Video XL

From MultimediaWiki
Jump to navigation Jump to search

This page is based on the document 'Simple YUV Coding Formats' by Mike Melanson found at http://multimedia.cx/simple-yuv.txt.

This is a video codec used in hardware products by Miro Video and Pinnacle.

The Miro Video XL codec uses differential coding on a reduced-precision YUV 4:1:1 colorspace image. Each Y, U, or V component is only 7 bits (where 8 is more typical). Each group of 32 bits in the bitstream represents 6 5-bit delta table indices (with 2 unused bits). There is one index for each of the next 4 Y samples on the line and one index for each of the color samples.

The Pinnacle Video XL codec is apparently the same algorithm as the Miro codec except that the frames are 8 bytes longer. However, the same decoding process applies.

Data Format

For each block of 4 pixels on a line, fetch the next 32 bits as a little endian number and then swap the 16 bit words to achieve the correct bit orientation for decoding. To illustrate more clearly, this is the arrangement of the next 4 8-bit bytes (A, B, C, and D) on disk:

 aaaaaaaa bbbbbbbb cccccccc dddddddd

Load the 4 bytes into a program variable so that the bytes are in this order:

 dddddddd cccccccc bbbbbbbb aaaaaaaa

Then, swap the upper and lower 16-bit words to achieve this order:

31                                 0
 bbbbbbbb aaaaaaaa dddddddd cccccccc

Further, the 32-bit blocks are stored in reverse order. So, for example, if an image is 16 pixels wide, it would have 4 pixel groups per line. Each pixel group would be represented by a 32-bit doubleword, swapped and mangled as described previously. The doublewords would be stored in the bytestream as:

 D3 D2 D1 D0
 

D0 represents the first 4 pixels on the line and D3 represents the final 4 pixels on the line. Thus, a decoder must jump forward in the bytestream and work backwards through the bytestream while decoding in the forward direction on a particular line, then jump forward again in the bytestream when decoding the next line.

The 32 bits of the doubleword represent the following values:

 bit 31:      unused
 bits 30-26:  V delta index
 bits 25-21:  U delta index
 bits 20-16:  Y3 delta index
 bit 15:      unused
 bits 14-10:  Y2 delta index
 bits 9-5:    Y1 delta index
 bits 4-0:    Y0 delta index

Each delta index value is used to index into this table and the referenced value is added to the previous element on the same plane, either Y, U, or V:

const int xl_delta_table[32] = {
   0,   1,   2,   3,   4,   5,   6,   7,
   8,   9,  12,  15,  20,  25,  34,  46,
  64,  82,  94, 103, 108, 113, 116, 119,
 120, 121, 122, 123, 124, 125, 126, 127
};

Remember that the YUV components only have 7 bits of precision. Thus, the second half of the table values all count as negative values.

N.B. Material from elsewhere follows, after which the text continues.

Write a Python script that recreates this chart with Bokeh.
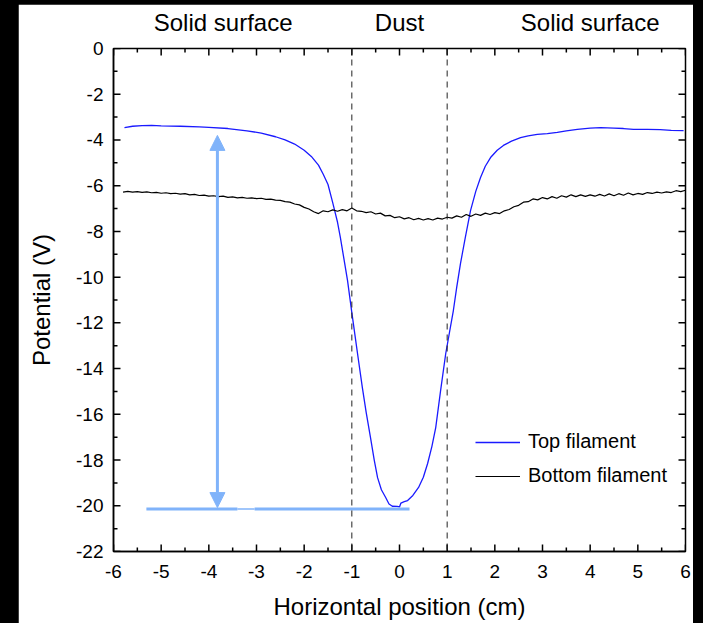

At the beginning of a line, the Y0, U, and V delta indices actually represent the top 5 bits of the absolute 7-bit component value.

The final, concise decoding algorithm operates as follows:

 foreach line in image
   foreach 32-bit doubleword, working from right -> left in bytestream
     load doubleword as little-endian number, swap 16-bit words
     if this is the first pixel group in line
       next Y value = (Y0 delta index) << 2
       next U value = (U delta index) << 2
       next V value = (V delta index) << 2
     else
       next Y value = last Y value + xl_delta_table[Y0 delta index]
       next U value = last U value + xl_delta_table[U delta index]
       next V value = last V value + xl_delta_table[V delta index]
     next Y value = last Y value + xl_delta_table[Y1 delta index]
     next Y value = last Y value + xl_delta_table[Y2 delta index]
     next Y value = last Y value + xl_delta_table[Y3 delta index]

Since the components only have 7 bits of meaningful precision, it will likely be necessary to shift each of the components left once more to achieve 8 bits of output precision.